Balder, says the Edda, dreamed of death. A goddess made everything in nature swear not to hurt him, except a mistletoe plant, which she thought too young to understand the nature of an oath! Loki learned this, plucked the plant, and, when the gods were hurling things at Balder, asked the blind Hödur to throw the mistletoe. It pierced and slew Balder, and his funeral was of a kind which may, or may not, have been used before the period of inhumation in 'howes' or barrows. Balder's dead body was burned on board his ship, 'the hugest of all ships.'[27] I had an impression that this was a not uncommon Viking form of incremation, but Mr. Craigie thinks that it had quite gone out before the historic period. In the legendary period he remembers but one case, in Ynglinga Saga.[28] King Haki, being mortally wounded, had his ship piled with the bodies and weapons of the slain; a funeral pyre was erected on board and lit, and the body of Haki was borne forth to sea in the flaming vessel. 'The thing was famous long after.' The story may be borrowed from the Balder story or the Balder story from that of King Haki.
In any case Balder was not sacrificed, but cremated, and the 'huge ship,' of course, is a late Viking idea, an idea the reverse of primitive. Mr.
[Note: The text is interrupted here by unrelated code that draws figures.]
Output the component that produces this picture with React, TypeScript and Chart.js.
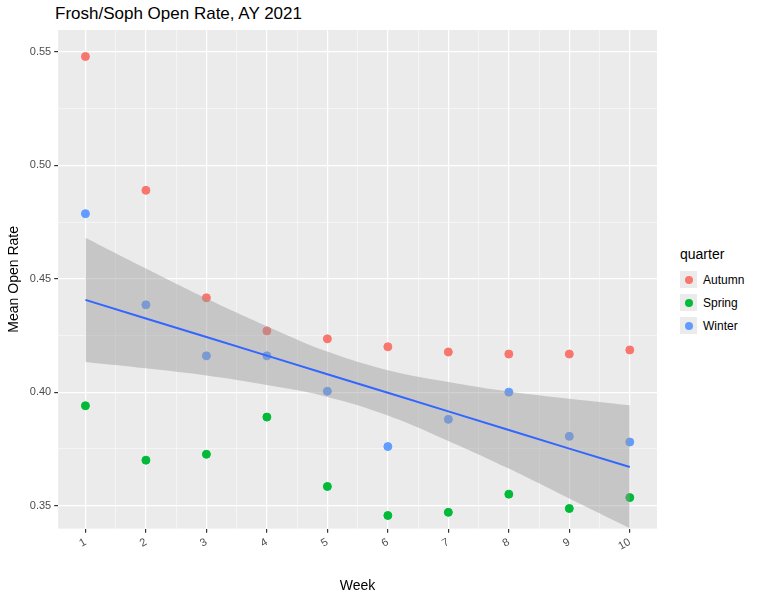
import React, { useEffect, useRef } from 'react';
import { Chart, registerables } from 'chart.js';

Chart.register(...registerables);

const weeks = [1, 2, 3, 4, 5, 6, 7, 8, 9, 10];
const autumn = [0.548, 0.489, 0.4416, 0.427, 0.4235, 0.42, 0.4177, 0.4168, 0.4168, 0.4186];
const spring = [0.394, 0.37, 0.3726, 0.389, 0.3584, 0.3456, 0.347, 0.355, 0.3487, 0.3535];
const winter = [0.4787, 0.4385, 0.416, 0.416, 0.4004, 0.376, 0.388, 0.4, 0.3805, 0.378];
const fitLine = [0.4407, 0.4325, 0.4243, 0.4161, 0.4079, 0.3997, 0.3915, 0.3833, 0.3751, 0.367];
const bandUpper = [0.4681, 0.4545, 0.4413, 0.4291, 0.4179, 0.4097, 0.4045, 0.4003, 0.3971, 0.3942];
const bandLower = [0.4133, 0.4105, 0.4073, 0.4031, 0.3979, 0.3897, 0.3785, 0.3663, 0.3531, 0.34];

const legendItems = [
  { label: 'Autumn', color: '#F8766D' },
  { label: 'Spring', color: '#00BA38' },
  { label: 'Winter', color: '#619CFF' },
];

const pts = (ys: number[]) => weeks.map((x, i) => ({ x, y: ys[i] }));

const panelBg = {
  id: 'panelBg',
  beforeDraw(chart: Chart) {
    const { ctx, chartArea: a } = chart;
    ctx.save();
    ctx.fillStyle = '#EBEBEB';
    ctx.fillRect(a.left, a.top, a.right - a.left, a.bottom - a.top);
    ctx.restore();
  },
};

const isMajor = (v: number, step: number) => Math.abs(v / step - Math.round(v / step)) < 1e-6;

const App: React.FC = () => {
  const ref = useRef<HTMLCanvasElement | null>(null);

  useEffect(() => {
    if (!ref.current) return;
    const scatter = (label: string, data: number[], color: string) => ({
      type: 'scatter' as const,
      label,
      data: pts(data),
      backgroundColor: color,
      borderColor: color,
      pointRadius: 4,
      pointHoverRadius: 4,
      order: 3,
    });
    const chart = new Chart(ref.current, {
      type: 'scatter',
      data: {
        datasets: [
          scatter('Autumn', autumn, '#F8766D'),
          scatter('Spring', spring, '#00BA38'),
          scatter('Winter', winter, '#619CFF'),
          {
            type: 'line', label: 'lower', data: pts(bandLower), borderWidth: 0,
            pointRadius: 0, fill: false, order: 2, tension: 0.4,
          },
          {
            type: 'line', label: 'upper', data: pts(bandUpper), borderWidth: 0,
            pointRadius: 0, fill: '-1', backgroundColor: 'rgba(153,153,153,0.45)', order: 2, tension: 0.4,
          },
          {
            type: 'line', label: 'fit', data: pts(fitLine), borderColor: '#3366FF', borderWidth: 2,
            pointRadius: 0, fill: false, order: 1,
          },
        ] as any,
      },
      options: {
        animation: false,
        responsive: false,
        layout: { padding: { top: 30, right: 7, bottom: 6, left: 2 } },
        plugins: {
          legend: { display: false },
          tooltip: { enabled: false },
          filler: { drawTime: 'beforeDatasetDraw' },
        } as any,
        scales: {
          x: {
            type: 'linear', min: 0.55, max: 10.45,
            border: { display: false },
            afterBuildTicks: (s: any) => {
              const t = [];
              for (let v = 1; v <= 10; v += 0.5) t.push({ value: v });
              s.ticks = t;
            },
            ticks: {
              color: '#4D4D4D', font: { size: 11, family: 'Arial, Liberation Sans' },
              maxRotation: 30, minRotation: 30, autoSkip: false,
              callback: (v: any) => (isMajor(v, 1) ? String(v) : ''),
            },
            grid: {
              color: '#FFFFFF',
              lineWidth: (c: any) => (isMajor(c.tick.value, 1) ? 1.2 : 0.5),
              tickColor: (c: any) => (isMajor(c.tick.value, 1) ? '#333333' : 'rgba(0,0,0,0)'),
              tickLength: 4,
            },
            title: {
              display: true, text: 'Week', color: '#000', padding: { top: 22, bottom: 0 },
              font: { size: 14, family: 'Arial, Liberation Sans' },
            },
          },
          y: {
            type: 'linear', min: 0.3398, max: 0.5597,
            border: { display: false },
            afterBuildTicks: (s: any) => {
              const t = [];
              for (let v = 0.35; v <= 0.5501; v += 0.025) t.push({ value: Math.round(v * 1000) / 1000 });
              s.ticks = t;
            },
            ticks: {
              color: '#4D4D4D', font: { size: 11, family: 'Arial, Liberation Sans' },
              callback: (v: any) => (isMajor(v, 0.05) ? Number(v).toFixed(2) : ''),
            },
            grid: {
              color: '#FFFFFF',
              lineWidth: (c: any) => (isMajor(c.tick.value, 0.05) ? 1.2 : 0.5),
              tickColor: (c: any) => (isMajor(c.tick.value, 0.05) ? '#333333' : 'rgba(0,0,0,0)'),
              tickLength: 4,
            },
            title: { display: true, text: 'Mean Open Rate', color: '#000', font: { size: 14, family: 'Arial, Liberation Sans' } },
          },
        },
      },
      plugins: [panelBg],
    });
    return () => chart.destroy();
  }, []);

  return (
    <div style={{ position: 'absolute', left: 0, top: 0, width: 766, height: 601, background: '#fff', fontFamily: 'Arial, Liberation Sans, sans-serif' }}>
      <div style={{ position: 'absolute', left: 55, top: 4, fontSize: 17, color: '#000' }}>Frosh/Soph Open Rate, AY 2021</div>
      <canvas ref={ref} width={664} height={601} style={{ position: 'absolute', left: 0, top: 0 }} />
      <div style={{ position: 'absolute', left: 680, top: 246 }}>
        <div style={{ fontSize: 14, marginBottom: 6 }}>quarter</div>
        {legendItems.map(it => (
          <div key={it.label} style={{ display: 'flex', alignItems: 'center', height: 23 }}>
            <div style={{ width: 17, height: 17, background: '#EBEBEB', display: 'flex', alignItems: 'center', justifyContent: 'center' }}>
              <div style={{ width: 8, height: 8, borderRadius: 4, background: it.color }} />
            </div>
            <span style={{ fontSize: 12, marginLeft: 6, color: '#000' }}>{it.label}</span>
          </div>
        ))}
      </div>
    </div>
  );
};

export default App;
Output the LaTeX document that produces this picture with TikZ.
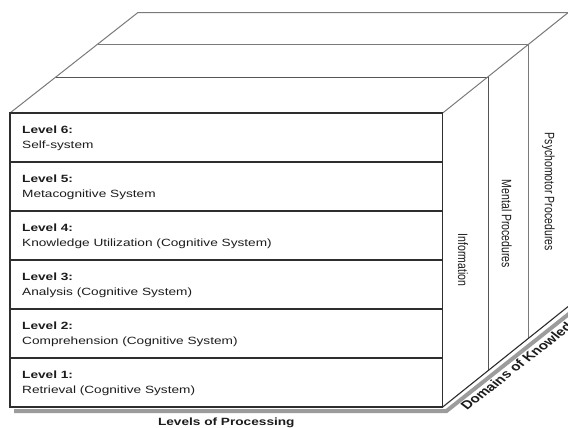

Frazer, however, goes on, apparently assuming that in the original form of the myth Balder was sacrificed, to a theory about certain religious or ritual fires, which survive in folklore. These fires are lit by peasants at various seasons, but are best known at midsummer, while a pretence of burning a man is made, and this at a season when mistletoe is gathered as a magical healing herb, not as a weapon of death. He seems to think that Balder was the spirit of the oak, that human victims, representing the oak and Balder, were, of old, periodically sacrificed, and that people deemed that the oak could not be injured by axes before the mistletoe (in which, they thought, lay its life) was plucked off. Unluckily, I see no evidence that people ever did entertain this opinion—namely, that the oak was invulnerable till the mistletoe was plucked.[29]